§ Stated problem: The listing below begins with the first line you should copy; stop after the line containing "const gridV = [31.5,45,57.7,69.6,80.4];", and drop every picture.

[START Data shown]

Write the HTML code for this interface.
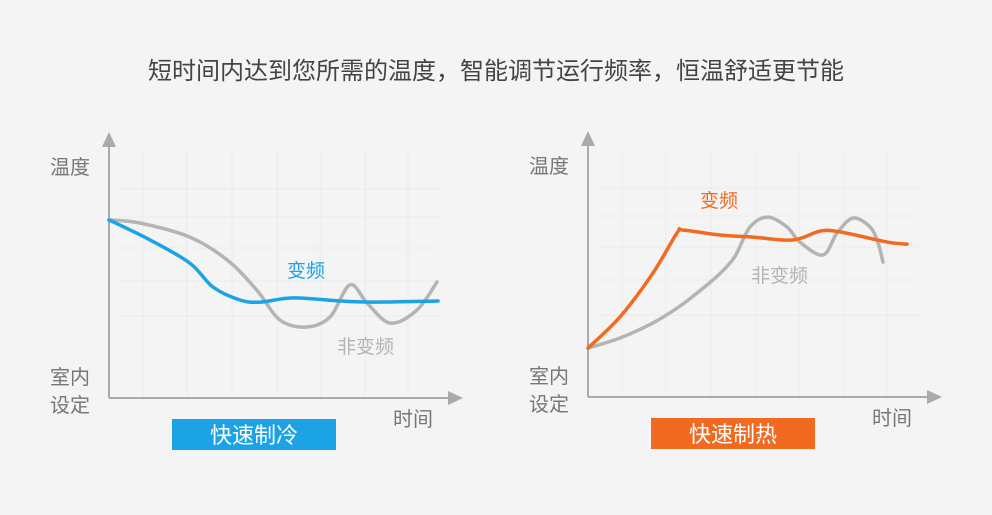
<!DOCTYPE html>
<html><head><meta charset="utf-8">
<style>
html,body{margin:0;padding:0;}
body{width:992px;height:510px;background:#f4f4f4;overflow:hidden;font-family:"Liberation Sans","Noto Sans CJK SC",sans-serif;}
svg text{font-family:"Liberation Sans","Noto Sans CJK SC",sans-serif;}
</style></head>
<body>
<svg id="chart" width="992" height="510" viewBox="0 0 992 510" xmlns="http://www.w3.org/2000/svg">
<rect x="0" y="0" width="992" height="510" fill="#f4f4f4"/>
<text x="496" y="79" text-anchor="middle" font-size="24" fill="#444">短时间内达到您所需的温度，智能调节运行频率，恒温舒适更节能</text>
<g id="left"></g>
<g id="right"></g>
</svg>
<script>
// time (0-100) and temperature (0-100) values
const coolInverterT = [0,12.4,24.5,31.5,39.7,45.8,55.8,70,80,99.7];
const coolInverterV = [68.5,60.8,51.9,42.7,37.7,36.9,38.5,37.3,36.9,37.3];
const coolFixedT = [0,9.4,24.5,35.8,44.8,51.8,60,67,73,78.2,85.2,93.3,99.4];
const coolFixedV = [68.5,67.3,61.9,53.1,41.5,30,27.3,31.2,43.5,36.5,28.8,33.8,44.6];
const heatInverterT = [0,9.7,19.7,27,28.8,40,50,62.1,70.3,76.4,90.6,96.7];
const heatInverterV = [18.8,30.8,47.7,63.1,64.2,62.3,61.5,60.4,63.8,63.5,59.6,58.8];
const heatFixedT = [0,9.7,19.7,27.9,35,40,44.5,49.1,54.5,60.3,64.2,71.2,75.5,80.3,85.5,87.9,89.4];
const heatFixedV = [18.8,22.7,28.5,35,42,47.5,54,65.4,69.2,65.4,59.6,54.6,63.1,68.8,65.4,59.2,51.9];
const gridT = [10.3,23.6,37.3,51,64,77.6,90.6];
const gridV = [31.5,45,57.7,69.6,80.4];

const NS = "http://www.w3.org/2000/svg";
function mk(tag, attrs, parent){const e=document.createElementNS(NS,tag);for(const k in attrs)e.setAttribute(k,attrs[k]);parent.appendChild(e);return e;}
function smooth(pts){
  let d="M"+pts[0][0]+","+pts[0][1];
  for(let i=0;i<pts.length-1;i++){
    const p0=pts[Math.max(0,i-1)],p1=pts[i],p2=pts[i+1],p3=pts[Math.min(pts.length-1,i+2)];
    const c1=[p1[0]+(p2[0]-p0[0])/6,p1[1]+(p2[1]-p0[1])/6];
    const c2=[p2[0]-(p3[0]-p1[0])/6,p2[1]-(p3[1]-p1[1])/6];
    d+=" C"+c1[0].toFixed(1)+","+c1[1].toFixed(1)+" "+c2[0].toFixed(1)+","+c2[1].toFixed(1)+" "+p2[0].toFixed(1)+","+p2[1].toFixed(1);
  }
  return d;
}
function drawChart(g, x0, y0, invT, invV, fixT, fixV, color, title, invLabel, fixLabel, prefix){
  const xs = t => x0 + t*3.3;
  const ys = v => y0 - v*2.6;
  gridT.forEach(t=>{const l=mk("line",{x1:xs(t),x2:xs(t),y1:ys(95),y2:y0,stroke:"#ebebeb","stroke-width":1},g);
    
    });
  gridV.forEach(v=>{const l=mk("line",{x1:x0+8,x2:xs(100),y1:ys(v),y2:ys(v),stroke:"#ebebeb","stroke-width":1},g);
    
    });
  const ya=mk("line",{x1:x0,x2:x0,y1:y0,y2:y0-255,stroke:"#aaa","stroke-width":2},g);
  
  
  const yh=mk("polygon",{points:`${x0},${y0-266} ${x0-7},${y0-251} ${x0+7},${y0-251}`,fill:"#aaa"},g);
  
  
  const xa=mk("line",{x1:x0,x2:x0+342,y1:y0,y2:y0,stroke:"#aaa","stroke-width":2},g);
  
  
  const xh=mk("polygon",{points:`${x0+354},${y0} ${x0+339},${y0-7} ${x0+339},${y0+7}`,fill:"#aaa"},g);
  
  
  const lab=(txt,x,y,size,fill,name,anchor)=>{const t=mk("text",{x:x,y:y,"font-size":size,fill:fill,"text-anchor":anchor||"start"},g);t.textContent=txt;
    
    return t;};
  lab("温度",x0-59,y0-224,20,"#777","y-axis-title");
  lab("室内",x0-59,y0-14,20,"#777","y-axis-min-label-line1");
  lab("设定",x0-59,y0+14,20,"#777","y-axis-min-label-line2");
  lab("时间",x0+284,y0+28,20,"#777","x-axis-title");
  const fp=fixT.map((t,i)=>[xs(t),ys(fixV[i])]);
  const f=mk("path",{d:smooth(fp),fill:"none",stroke:"#b4b4b4","stroke-width":3.5,"stroke-linecap":"round"},g);
  
  
  const ip=invT.map((t,i)=>[xs(t),ys(invV[i])]);
  const p=mk("path",{d:smooth(ip),fill:"none",stroke:color,"stroke-width":3.5,"stroke-linecap":"round"},g);
  
  
  lab("变频",invLabel[0],invLabel[1],19,color,prefix+'-inverter-label');
  lab("非变频",fixLabel[0],fixLabel[1],19,"#b4b4b4",prefix+'-fixed-speed-label');
  const b=mk("rect",{x:x0+63,y:y0+21,width:164,height:31,fill:color},g);
  
  
  lab(title,x0+145,y0+45,22,"#fff",prefix+'-title-text',"middle");
}
drawChart(document.getElementById("left"),109,398,coolInverterT,coolInverterV,coolFixedT,coolFixedV,"#1ba3e6","快速制冷",[287,277],[337,353],"cooling");
drawChart(document.getElementById("right"),588,397,heatInverterT,heatInverterV,heatFixedT,heatFixedV,"#f26a21","快速制热",[700,207],[751,282],"heating");
</script>
</body></html>
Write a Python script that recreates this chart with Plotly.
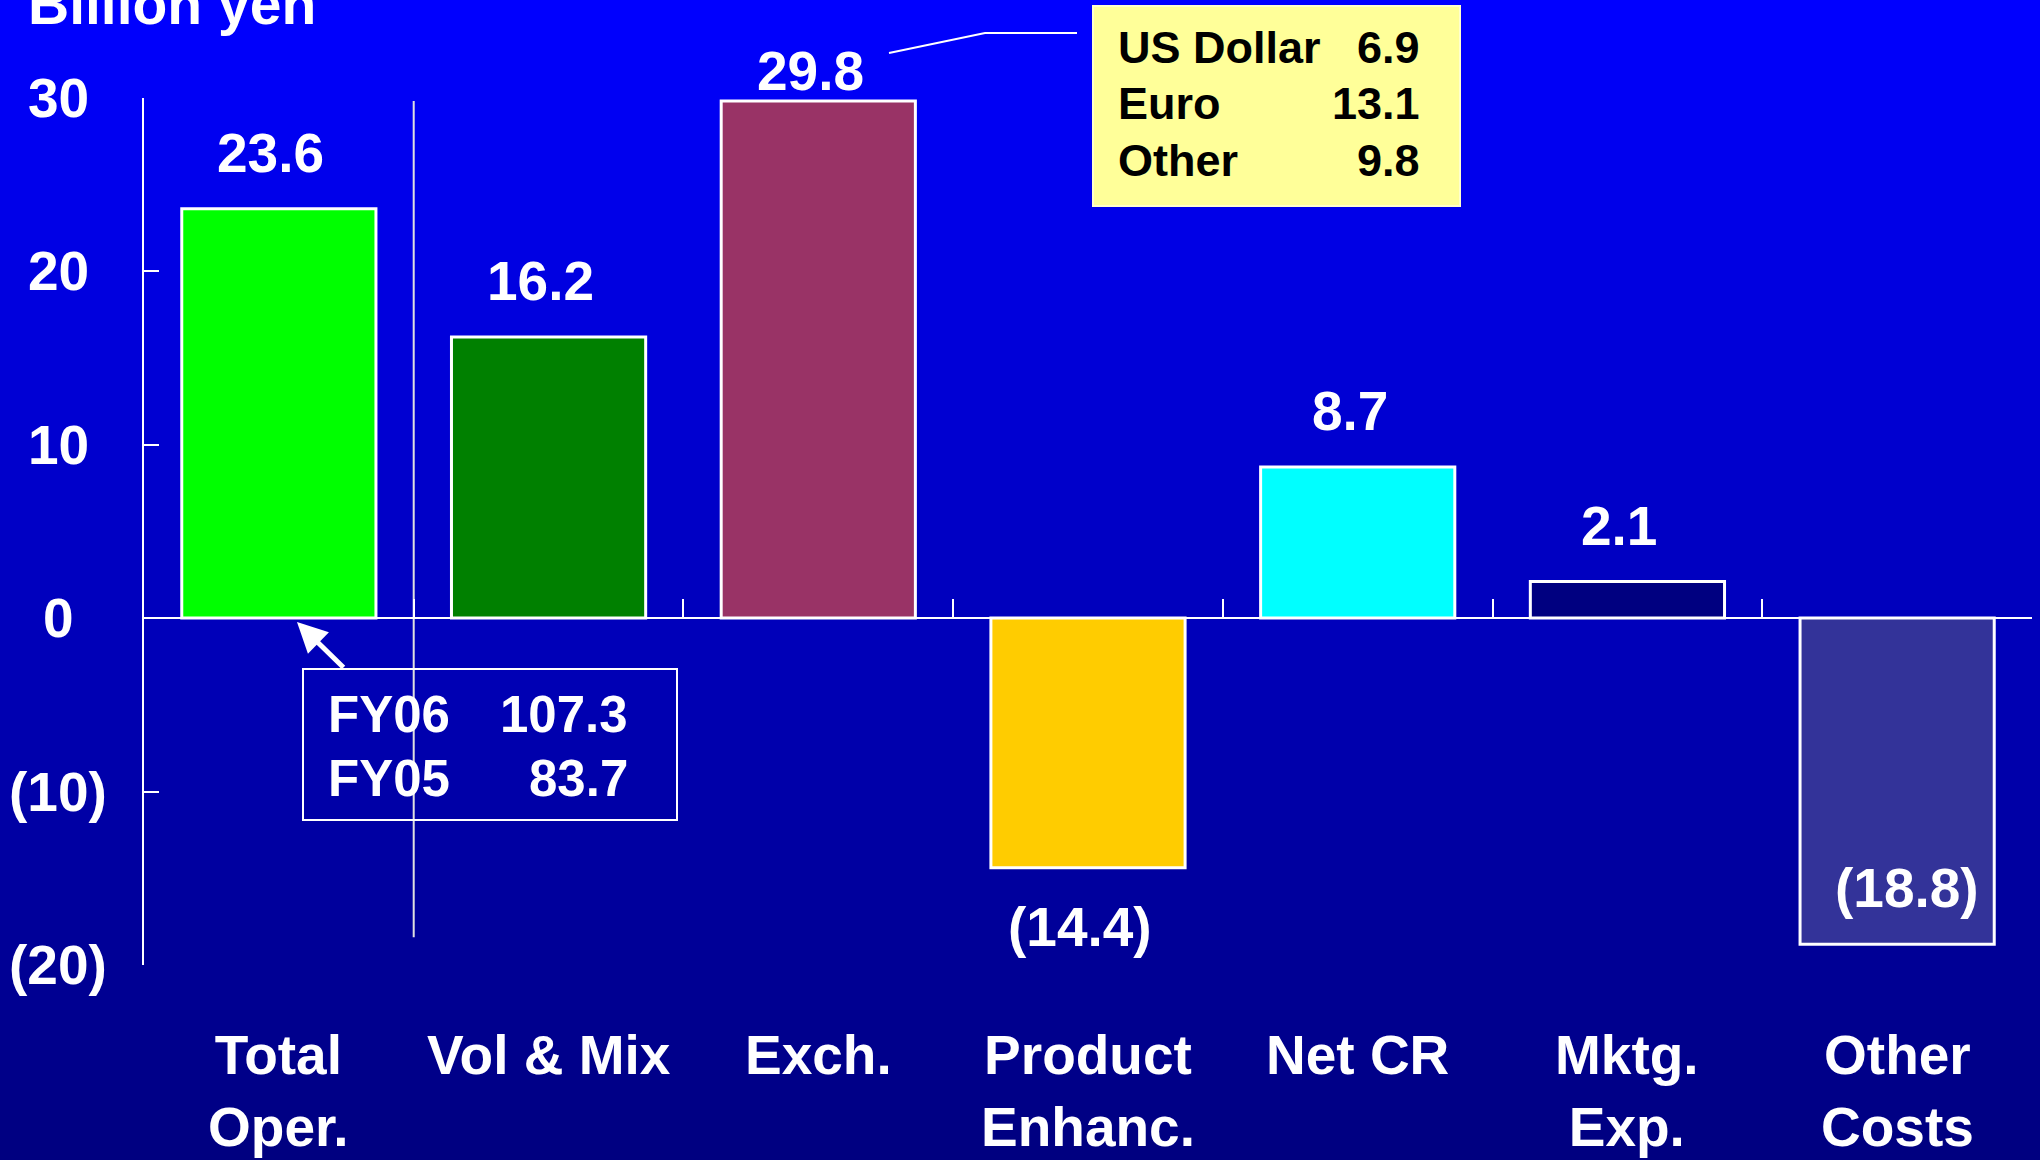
import plotly.graph_objects as go

# ---------------- data ----------------
categories = ["Total<br>Oper.", "Vol & Mix", "Exch.", "Product<br>Enhanc.",
              "Net CR", "Mktg.<br>Exp.", "Other<br>Costs"]
values = [23.6, 16.2, 29.8, -14.4, 8.7, 2.1, -18.8]
bar_colors = ["#00FF00", "#008000", "#993366", "#FFCC00", "#00FFFF", "#000080", "#333399"]
y_tickvals = [30, 20, 10, 0, -10, -20]
y_ticktext = ["30", "20", "10", "0", "(10)", "(20)"]
y_title = "Billion yen"

fx_names = ["US Dollar", "Euro", "Other"]
fx_values = [6.9, 13.1, 9.8]
fy_names = ["FY06", "FY05"]
fy_values = [107.3, 83.7]

# ---------------- layout constants ----------------
W, H = 2040, 1160
def px(x):  # pixel x -> paper
    return x / W
def py(y):  # pixel y (from top) -> paper
    return 1 - y / H

XD = [px(144), px(2032)]
YD = [py(965), py(97.6)]
YR = [-20, 30]
zero_pos = YD[0] + (0 - YR[0]) / (YR[1] - YR[0]) * (YD[1] - YD[0])

FONT = "Liberation Sans, Arial, sans-serif"
CHART_SIZE = 55

def fmt(v):
    return f"({abs(v):.1f})" if v < 0 else f"{v:.1f}"

def bf(size, color="white"):
    return dict(family=FONT, size=size, color=color, weight="bold")

fig = go.Figure()
fig.add_trace(go.Bar(
    x=categories, y=values,
    marker=dict(color=bar_colors, line=dict(color="white", width=3)),
    hoverinfo="skip", showlegend=False,
))

# ---------------- background gradient ----------------
shapes = []
N = 116
top_c = (0, 0, 255)
bot_c = (0, 0, 128)
for i in range(N):
    t = i / (N - 1)
    c = tuple(round(top_c[k] + (bot_c[k] - top_c[k]) * t) for k in range(3))
    shapes.append(dict(type="rect", xref="paper", yref="paper",
                       x0=0, x1=1, y0=1 - (i + 1) / N - 0.001, y1=1 - i / N,
                       fillcolor=f"rgb{c}", line=dict(width=0), layer="below"))

# divider line between first and second category
shapes.append(dict(type="line", xref="x", yref="y", x0=0.5, x1=0.5, y0=-18.4, y1=29.8,
                   line=dict(color="#E0E0E0", width=2), layer="below"))

# FY box
shapes.append(dict(type="rect", xref="paper", yref="paper",
                   x0=px(303), x1=px(677), y0=py(820), y1=py(669),
                   line=dict(color="white", width=2), fillcolor="rgba(0,0,0,0)"))
# FX box
shapes.append(dict(type="rect", xref="paper", yref="paper",
                   x0=px(1093), x1=px(1460), y0=py(206), y1=py(6),
                   line=dict(color="#FFFFCC", width=2), fillcolor="#FFFF99"))
# callout line to FX box
shapes.append(dict(type="path", xref="paper", yref="paper",
                   path=f"M {px(889)},{py(53)} L {px(985)},{py(33)} L {px(1077)},{py(33)}",
                   line=dict(color="white", width=2)))

annotations = []
# y tick labels centered
for v, t in zip(y_tickvals, y_ticktext):
    annotations.append(dict(x=px(58), xref="paper", y=v, yref="y", text=t,
                            showarrow=False, xanchor="center", yanchor="middle",
                            font=bf(CHART_SIZE)))
# axis title
annotations.append(dict(x=px(26), xref="paper", y=py(4), yref="paper", text=y_title,
                        showarrow=False, xanchor="left", yanchor="middle",
                        font=bf(57)))
# category labels
for c in categories:
    annotations.append(dict(x=c, xref="x", y=py(1022), yref="paper", text=c,
                            showarrow=False, xanchor="center", yanchor="top",
                            font=bf(CHART_SIZE)))
# value labels
label_shift = {2: (-8, 30), 6: (10, 56)}
for i, (c, v) in enumerate(zip(categories, values)):
    dx, dy = label_shift.get(i, (-8, 56 if v >= 0 else -59))
    annotations.append(dict(x=c, xref="x", y=v, yref="y", text=fmt(v),
                            showarrow=False, xanchor="center", yanchor="middle",
                            xshift=dx, yshift=dy, font=bf(CHART_SIZE)))
# FY box text
fy_y = [714, 778]
for n, v, yy in zip(fy_names, fy_values, fy_y):
    annotations.append(dict(x=px(326), xref="paper", y=py(yy), yref="paper", text=n,
                            showarrow=False, xanchor="left", yanchor="middle", font=bf(51)))
    annotations.append(dict(x=px(630), xref="paper", y=py(yy), yref="paper", text=f"{v:.1f}",
                            showarrow=False, xanchor="right", yanchor="middle", font=bf(51)))
# FX box text
fx_y = [48, 104, 160]
for n, v, yy in zip(fx_names, fx_values, fx_y):
    annotations.append(dict(x=px(1116), xref="paper", y=py(yy), yref="paper", text=n,
                            showarrow=False, xanchor="left", yanchor="middle",
                            font=bf(45, "black")))
    annotations.append(dict(x=px(1422), xref="paper", y=py(yy), yref="paper", text=f"{v:.1f}",
                            showarrow=False, xanchor="right", yanchor="middle",
                            font=bf(45, "black")))
# arrow from FY box to first bar
annotations.append(dict(x=px(297), xref="paper", y=py(622), yref="paper", text="",
                        showarrow=True, ax=48, ay=47, arrowhead=2, arrowsize=1.2,
                        arrowwidth=5, arrowcolor="white"))

fig.update_layout(
    width=W, height=H,
    margin=dict(l=0, r=0, t=0, b=0),
    paper_bgcolor="#0000C0", plot_bgcolor="rgba(0,0,0,0)",
    bargap=0.28,
    shapes=shapes, annotations=annotations,
    font=dict(family=FONT, color="white"),
    xaxis=dict(domain=XD, type="category", range=[-0.5, 6.5], anchor="free", position=zero_pos,
               showline=True, linecolor="white", linewidth=2,
               ticks="inside", tickson="boundaries", ticklen=18, tickcolor="white", tickwidth=2,
               showticklabels=False, showgrid=False, zeroline=False, fixedrange=True),
    yaxis=dict(domain=YD, range=YR, showline=True, linecolor="white", linewidth=2,
               ticks="inside", ticklen=15, tickcolor="white", tickwidth=2,
               tickvals=y_tickvals, showticklabels=False, showgrid=False, zeroline=False,
               fixedrange=True),
)

fig.write_html("out.html", config={"displayModeBar": False},
               post_script="document.body.style.margin='0';document.body.style.overflow='hidden';")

[END Data shown]

§ Output of the exercise:
Write the HTML code for this interface.
<!DOCTYPE html>
<html><head><meta charset="utf-8">
<style>
html,body{margin:0;padding:0;}
body{width:992px;height:510px;background:#f4f4f4;overflow:hidden;font-family:"Liberation Sans","Noto Sans CJK SC",sans-serif;}
svg text{font-family:"Liberation Sans","Noto Sans CJK SC",sans-serif;}
</style></head>
<body>
<svg id="chart" width="992" height="510" viewBox="0 0 992 510" xmlns="http://www.w3.org/2000/svg">
<rect x="0" y="0" width="992" height="510" fill="#f4f4f4"/>
<text x="496" y="79" text-anchor="middle" font-size="24" fill="#444">短时间内达到您所需的温度，智能调节运行频率，恒温舒适更节能</text>
<g id="left"></g>
<g id="right"></g>
</svg>
<script>
// time (0-100) and temperature (0-100) values
const coolInverterT = [0,12.4,24.5,31.5,39.7,45.8,55.8,70,80,99.7];
const coolInverterV = [68.5,60.8,51.9,42.7,37.7,36.9,38.5,37.3,36.9,37.3];
const coolFixedT = [0,9.4,24.5,35.8,44.8,51.8,60,67,73,78.2,85.2,93.3,99.4];
const coolFixedV = [68.5,67.3,61.9,53.1,41.5,30,27.3,31.2,43.5,36.5,28.8,33.8,44.6];
const heatInverterT = [0,9.7,19.7,27,28.8,40,50,62.1,70.3,76.4,90.6,96.7];
const heatInverterV = [18.8,30.8,47.7,63.1,64.2,62.3,61.5,60.4,63.8,63.5,59.6,58.8];
const heatFixedT = [0,9.7,19.7,27.9,35,40,44.5,49.1,54.5,60.3,64.2,71.2,75.5,80.3,85.5,87.9,89.4];
const heatFixedV = [18.8,22.7,28.5,35,42,47.5,54,65.4,69.2,65.4,59.6,54.6,63.1,68.8,65.4,59.2,51.9];
const gridT = [10.3,23.6,37.3,51,64,77.6,90.6];
const gridV = [31.5,45,57.7,69.6,80.4];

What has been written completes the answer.